--- Given material ---
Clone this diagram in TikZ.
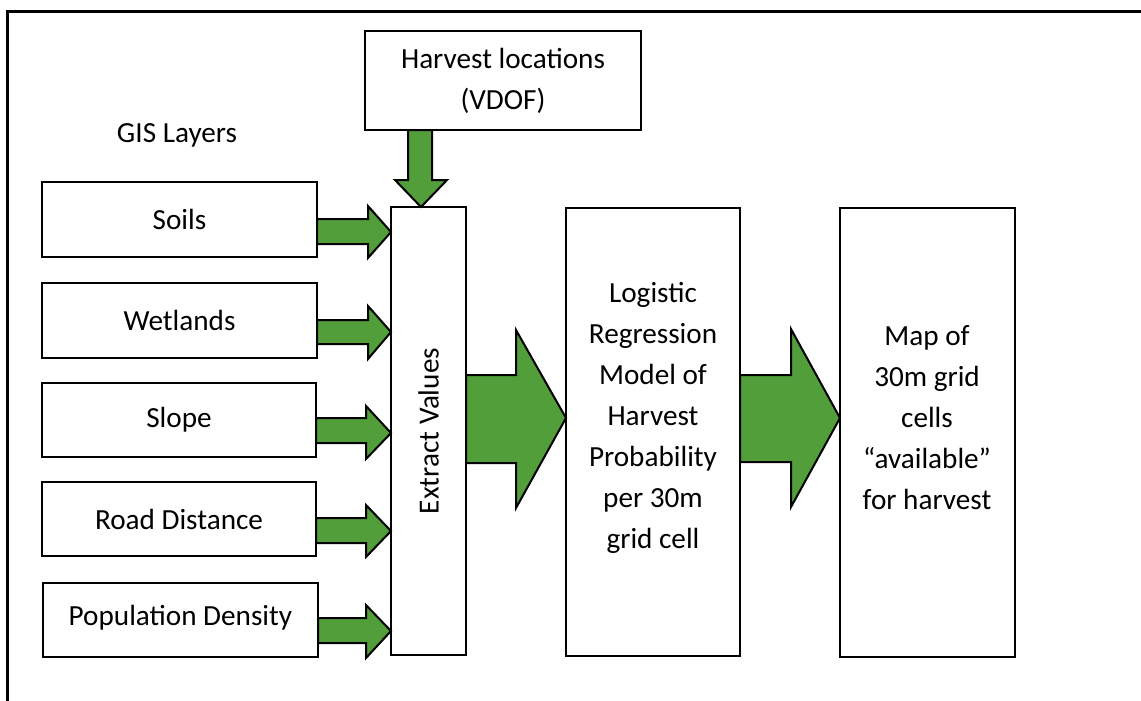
\documentclass[tikz,border=0pt]{standalone}
\usepackage{fontspec}
\setmainfont{Carlito}
\definecolor{agreen}{RGB}{82,158,58}
\tikzset{
  x=0.75pt, y=-0.75pt,
  box/.style={draw=black, line width=1.5pt, fill=white, rectangle, inner sep=0pt, outer sep=0pt},
  lbl/.style={align=center, inner sep=0pt, font=\fontsize{21.9}{30.75}\selectfont},
  garrow/.style={draw=black, line width=1.5pt, fill=agreen, line join=miter},
}
\newcommand\boxnode[6]{%
  \node[box, minimum width={(#4-#2)*0.75pt}, minimum height={(#5-#3)*0.75pt}] (#1) at ({(#2+#4)/2},{(#3+#5)/2}) {#6};}
\begin{document}
\begin{tikzpicture}
\useasboundingbox (0,0) rectangle (1141,700);
\clip (0,0) rectangle (1141,700);
\draw[line width=2.25pt] (7,11) rectangle (1150,712);

\node[lbl] (gis) at (177,135) {GIS Layers};

\boxnode{harvest}{365}{31}{641}{130}{}
\node[lbl] (harvesttxt) at (503,81) {Harvest locations\\(VDOF)};

\boxnode{soils}{42}{182}{317}{257}{}
\node[lbl] (soilstxt) at (soils.center) {Soils};
\boxnode{wetlands}{42}{283}{317}{358}{}
\node[lbl] (wetlandstxt) at (wetlands.center) {Wetlands};
\boxnode{slope}{42}{383}{316}{457}{}
\node[lbl] (slopetxt) at (slope.center) {Slope};
\boxnode{road}{42}{482}{316}{556}{}
\node[lbl] (roadtxt) at (road.center) {Road Distance};
\boxnode{pop}{43}{583}{318}{657}{}
\node[lbl] (poptxt) at ([yshift=1.5pt]pop.center) {Population Density};

\boxnode{extract}{391}{207}{466}{655}{}
\node[lbl, rotate=90] (extracttxt) at (extract.center) {Extract Values};

\boxnode{logistic}{566}{208}{740}{656}{}
\node[lbl] (logistictxt) at (653,418) {Logistic\\Regression\\Model of\\Harvest\\Probability\\per 30m\\grid cell};

\boxnode{map}{840}{208}{1015}{657}{}
\node[lbl] (maptxt) at (927,418) {Map of\\30m grid\\cells\\“available”\\for harvest};

% down arrow from harvest to extract
\draw[garrow] (harvest.south -| 408,0) -- (408,180) -- (395,180) -- (extract.north -| 421,0) -- (447,180) -- (432,180) -- (harvest.south -| 432,0) -- cycle;

% small arrows from GIS layers to extract
\draw[garrow] (soils.east |- 0,219) -- (368,219) -- (368,206) -- (extract.west |- 0,232) -- (368,258) -- (368,244) -- (soils.east |- 0,244) -- cycle;
\draw[garrow] (wetlands.east |- 0,320) -- (368,320) -- (368,306) -- (extract.west |- 0,332) -- (368,359) -- (368,344) -- (wetlands.east |- 0,344) -- cycle;
\draw[garrow] (slope.east |- 0,418) -- (366,418) -- (366,406) -- (extract.west |- 0,433) -- (366,459) -- (366,443) -- (slope.east |- 0,443) -- cycle;
\draw[garrow] (road.east |- 0,518) -- (366,518) -- (366,505) -- (extract.west |- 0,531) -- (366,557) -- (366,543) -- (road.east |- 0,543) -- cycle;
\draw[garrow] (pop.east |- 0,618) -- (366,618) -- (366,605) -- (extract.west |- 0,631) -- (366,658) -- (366,643) -- (pop.east |- 0,643) -- cycle;

% big arrows
\draw[garrow] (extract.east |- 0,375) -- (516,375) -- (516,330) -- (logistic.west |- 0,418) -- (516,508) -- (516,463) -- (extract.east |- 0,463) -- cycle;
\draw[garrow] (logistic.east |- 0,375) -- (791,375) -- (791,329) -- (map.west |- 0,418) -- (791,507) -- (791,462) -- (logistic.east |- 0,462) -- cycle;
\end{tikzpicture}
\end{document}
---
§ Directive
Your task is to restate word for word the lines from the top of the data to the line containing "(gis) at (177,135)", both ends included, with every picture left out.

§ Solution
Clone this diagram in TikZ.
\documentclass[tikz,border=0pt]{standalone}
\usepackage{fontspec}
\setmainfont{Carlito}
\definecolor{agreen}{RGB}{82,158,58}
\tikzset{
  x=0.75pt, y=-0.75pt,
  box/.style={draw=black, line width=1.5pt, fill=white, rectangle, inner sep=0pt, outer sep=0pt},
  lbl/.style={align=center, inner sep=0pt, font=\fontsize{21.9}{30.75}\selectfont},
  garrow/.style={draw=black, line width=1.5pt, fill=agreen, line join=miter},
}
\newcommand\boxnode[6]{%
  \node[box, minimum width={(#4-#2)*0.75pt}, minimum height={(#5-#3)*0.75pt}] (#1) at ({(#2+#4)/2},{(#3+#5)/2}) {#6};}
\begin{document}
\begin{tikzpicture}
\useasboundingbox (0,0) rectangle (1141,700);
\clip (0,0) rectangle (1141,700);
\draw[line width=2.25pt] (7,11) rectangle (1150,712);

\node[lbl] (gis) at (177,135) {GIS Layers};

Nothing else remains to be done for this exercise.